- **TO DO**: Only the lines from the start up to and including the line containing "y_ticks = list(range(0, 40001, 2500))" should be repeated, word for word.

--- START ---

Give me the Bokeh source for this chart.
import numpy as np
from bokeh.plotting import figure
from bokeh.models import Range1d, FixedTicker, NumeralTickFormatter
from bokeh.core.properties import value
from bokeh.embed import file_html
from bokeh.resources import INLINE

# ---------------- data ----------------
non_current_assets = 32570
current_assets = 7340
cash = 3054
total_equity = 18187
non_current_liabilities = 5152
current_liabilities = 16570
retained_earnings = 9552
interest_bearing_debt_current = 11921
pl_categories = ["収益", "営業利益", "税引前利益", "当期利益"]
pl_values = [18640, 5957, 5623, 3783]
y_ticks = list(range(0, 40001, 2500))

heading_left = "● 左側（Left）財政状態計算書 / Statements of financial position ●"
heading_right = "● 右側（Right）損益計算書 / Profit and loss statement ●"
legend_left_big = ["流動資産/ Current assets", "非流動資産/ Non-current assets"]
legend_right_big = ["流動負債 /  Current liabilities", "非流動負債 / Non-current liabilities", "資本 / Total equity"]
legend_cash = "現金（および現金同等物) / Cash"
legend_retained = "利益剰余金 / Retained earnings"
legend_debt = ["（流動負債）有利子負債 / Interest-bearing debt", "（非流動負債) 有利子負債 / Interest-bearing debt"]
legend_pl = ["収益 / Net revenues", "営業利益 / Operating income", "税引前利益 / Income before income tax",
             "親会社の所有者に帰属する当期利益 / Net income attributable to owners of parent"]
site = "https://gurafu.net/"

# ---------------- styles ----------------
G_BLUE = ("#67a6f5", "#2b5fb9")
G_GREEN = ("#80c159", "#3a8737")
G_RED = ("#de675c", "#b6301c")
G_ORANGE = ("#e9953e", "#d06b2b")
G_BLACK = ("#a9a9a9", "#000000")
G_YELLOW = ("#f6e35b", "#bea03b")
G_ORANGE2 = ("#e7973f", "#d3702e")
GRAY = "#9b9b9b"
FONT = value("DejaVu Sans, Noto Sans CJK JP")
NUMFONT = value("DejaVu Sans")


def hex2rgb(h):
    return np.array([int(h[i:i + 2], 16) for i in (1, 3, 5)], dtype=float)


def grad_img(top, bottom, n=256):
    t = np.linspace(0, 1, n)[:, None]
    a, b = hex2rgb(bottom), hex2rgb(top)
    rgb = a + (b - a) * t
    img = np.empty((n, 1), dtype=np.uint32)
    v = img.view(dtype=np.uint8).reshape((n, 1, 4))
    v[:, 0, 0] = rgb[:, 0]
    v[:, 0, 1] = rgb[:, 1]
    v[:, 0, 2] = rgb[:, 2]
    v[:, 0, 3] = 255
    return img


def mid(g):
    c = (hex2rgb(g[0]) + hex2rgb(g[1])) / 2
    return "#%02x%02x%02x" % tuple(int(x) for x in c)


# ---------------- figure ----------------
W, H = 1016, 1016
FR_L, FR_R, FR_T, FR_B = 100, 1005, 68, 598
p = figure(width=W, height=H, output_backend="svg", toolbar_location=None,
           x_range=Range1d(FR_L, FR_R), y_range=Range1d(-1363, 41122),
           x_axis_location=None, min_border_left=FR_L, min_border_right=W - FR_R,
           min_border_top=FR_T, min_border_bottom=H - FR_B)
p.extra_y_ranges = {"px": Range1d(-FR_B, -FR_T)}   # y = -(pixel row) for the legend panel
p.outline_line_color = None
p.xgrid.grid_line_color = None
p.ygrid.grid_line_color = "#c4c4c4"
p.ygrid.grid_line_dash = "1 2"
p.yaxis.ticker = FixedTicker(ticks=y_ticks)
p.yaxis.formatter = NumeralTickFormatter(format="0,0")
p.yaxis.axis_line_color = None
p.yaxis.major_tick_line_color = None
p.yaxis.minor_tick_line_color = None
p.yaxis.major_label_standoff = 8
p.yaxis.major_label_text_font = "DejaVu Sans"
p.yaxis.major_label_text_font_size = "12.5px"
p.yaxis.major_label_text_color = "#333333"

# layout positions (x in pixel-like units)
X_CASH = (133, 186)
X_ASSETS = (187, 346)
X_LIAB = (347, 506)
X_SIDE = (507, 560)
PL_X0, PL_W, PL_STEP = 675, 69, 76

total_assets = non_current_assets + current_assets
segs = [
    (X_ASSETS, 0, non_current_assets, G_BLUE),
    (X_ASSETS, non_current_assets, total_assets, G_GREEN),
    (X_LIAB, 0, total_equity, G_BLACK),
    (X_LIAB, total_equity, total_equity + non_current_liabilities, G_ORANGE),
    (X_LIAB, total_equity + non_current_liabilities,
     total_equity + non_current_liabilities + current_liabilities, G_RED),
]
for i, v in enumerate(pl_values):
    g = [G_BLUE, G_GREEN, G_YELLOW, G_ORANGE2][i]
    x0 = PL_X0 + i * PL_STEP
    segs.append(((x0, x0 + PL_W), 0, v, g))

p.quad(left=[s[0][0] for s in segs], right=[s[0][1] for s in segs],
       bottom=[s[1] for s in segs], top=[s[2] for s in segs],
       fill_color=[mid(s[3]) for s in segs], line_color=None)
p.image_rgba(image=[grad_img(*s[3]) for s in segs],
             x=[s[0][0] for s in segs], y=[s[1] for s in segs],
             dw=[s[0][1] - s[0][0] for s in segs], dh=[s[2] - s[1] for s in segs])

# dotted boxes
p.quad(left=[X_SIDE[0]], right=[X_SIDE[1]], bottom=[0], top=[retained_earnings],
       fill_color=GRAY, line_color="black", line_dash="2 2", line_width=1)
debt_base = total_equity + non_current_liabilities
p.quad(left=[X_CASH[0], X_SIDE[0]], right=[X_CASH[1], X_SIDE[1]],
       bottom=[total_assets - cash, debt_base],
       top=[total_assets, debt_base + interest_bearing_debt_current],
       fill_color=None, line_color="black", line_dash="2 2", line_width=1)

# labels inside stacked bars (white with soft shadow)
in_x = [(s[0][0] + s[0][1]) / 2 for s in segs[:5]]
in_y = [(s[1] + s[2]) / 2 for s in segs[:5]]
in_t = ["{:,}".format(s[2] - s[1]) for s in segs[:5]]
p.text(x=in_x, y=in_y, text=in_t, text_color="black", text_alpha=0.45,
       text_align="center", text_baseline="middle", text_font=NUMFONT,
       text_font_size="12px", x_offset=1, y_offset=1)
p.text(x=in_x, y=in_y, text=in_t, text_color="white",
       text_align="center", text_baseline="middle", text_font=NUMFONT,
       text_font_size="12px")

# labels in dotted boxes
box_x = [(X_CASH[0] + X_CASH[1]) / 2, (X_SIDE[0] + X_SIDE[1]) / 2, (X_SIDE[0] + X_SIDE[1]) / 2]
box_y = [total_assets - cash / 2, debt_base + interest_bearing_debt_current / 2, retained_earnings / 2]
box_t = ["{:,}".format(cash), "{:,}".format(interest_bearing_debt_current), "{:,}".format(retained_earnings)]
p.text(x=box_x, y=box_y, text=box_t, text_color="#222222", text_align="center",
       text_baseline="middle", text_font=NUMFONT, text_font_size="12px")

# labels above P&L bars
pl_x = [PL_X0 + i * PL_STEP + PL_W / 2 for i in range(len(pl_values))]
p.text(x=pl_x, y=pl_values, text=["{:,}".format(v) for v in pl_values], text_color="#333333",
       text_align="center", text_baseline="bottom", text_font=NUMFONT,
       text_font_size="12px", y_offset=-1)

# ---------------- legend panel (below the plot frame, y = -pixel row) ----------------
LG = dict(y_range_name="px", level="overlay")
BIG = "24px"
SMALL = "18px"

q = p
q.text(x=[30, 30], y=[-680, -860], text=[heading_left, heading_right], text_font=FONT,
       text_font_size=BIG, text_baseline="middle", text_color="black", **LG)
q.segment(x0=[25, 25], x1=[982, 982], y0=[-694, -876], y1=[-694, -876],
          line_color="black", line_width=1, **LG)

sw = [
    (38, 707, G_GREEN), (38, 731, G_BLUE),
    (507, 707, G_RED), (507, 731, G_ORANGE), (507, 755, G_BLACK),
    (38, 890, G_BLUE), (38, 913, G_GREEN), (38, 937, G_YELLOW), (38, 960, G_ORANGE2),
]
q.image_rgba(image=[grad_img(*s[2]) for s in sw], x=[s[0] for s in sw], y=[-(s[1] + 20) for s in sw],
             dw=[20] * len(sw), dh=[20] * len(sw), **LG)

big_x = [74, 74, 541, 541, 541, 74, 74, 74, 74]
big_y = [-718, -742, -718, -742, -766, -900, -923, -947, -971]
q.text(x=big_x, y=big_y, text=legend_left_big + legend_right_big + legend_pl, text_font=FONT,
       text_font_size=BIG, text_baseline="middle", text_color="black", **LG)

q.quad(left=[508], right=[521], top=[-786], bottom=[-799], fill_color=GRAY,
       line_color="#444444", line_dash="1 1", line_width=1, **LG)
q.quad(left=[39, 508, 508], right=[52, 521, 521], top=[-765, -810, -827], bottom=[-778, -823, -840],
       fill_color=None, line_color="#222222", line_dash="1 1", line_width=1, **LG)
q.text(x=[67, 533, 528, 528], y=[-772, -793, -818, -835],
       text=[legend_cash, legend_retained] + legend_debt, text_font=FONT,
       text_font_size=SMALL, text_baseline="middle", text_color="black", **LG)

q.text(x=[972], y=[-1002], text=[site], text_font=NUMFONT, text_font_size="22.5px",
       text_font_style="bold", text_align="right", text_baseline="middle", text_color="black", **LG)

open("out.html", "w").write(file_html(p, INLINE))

--- END ---

- **WRITTEN REPLY**:
Give me the Bokeh source for this chart.
import numpy as np
from bokeh.plotting import figure
from bokeh.models import Range1d, FixedTicker, NumeralTickFormatter
from bokeh.core.properties import value
from bokeh.embed import file_html
from bokeh.resources import INLINE

# ---------------- data ----------------
non_current_assets = 32570
current_assets = 7340
cash = 3054
total_equity = 18187
non_current_liabilities = 5152
current_liabilities = 16570
retained_earnings = 9552
interest_bearing_debt_current = 11921
pl_categories = ["収益", "営業利益", "税引前利益", "当期利益"]
pl_values = [18640, 5957, 5623, 3783]
y_ticks = list(range(0, 40001, 2500))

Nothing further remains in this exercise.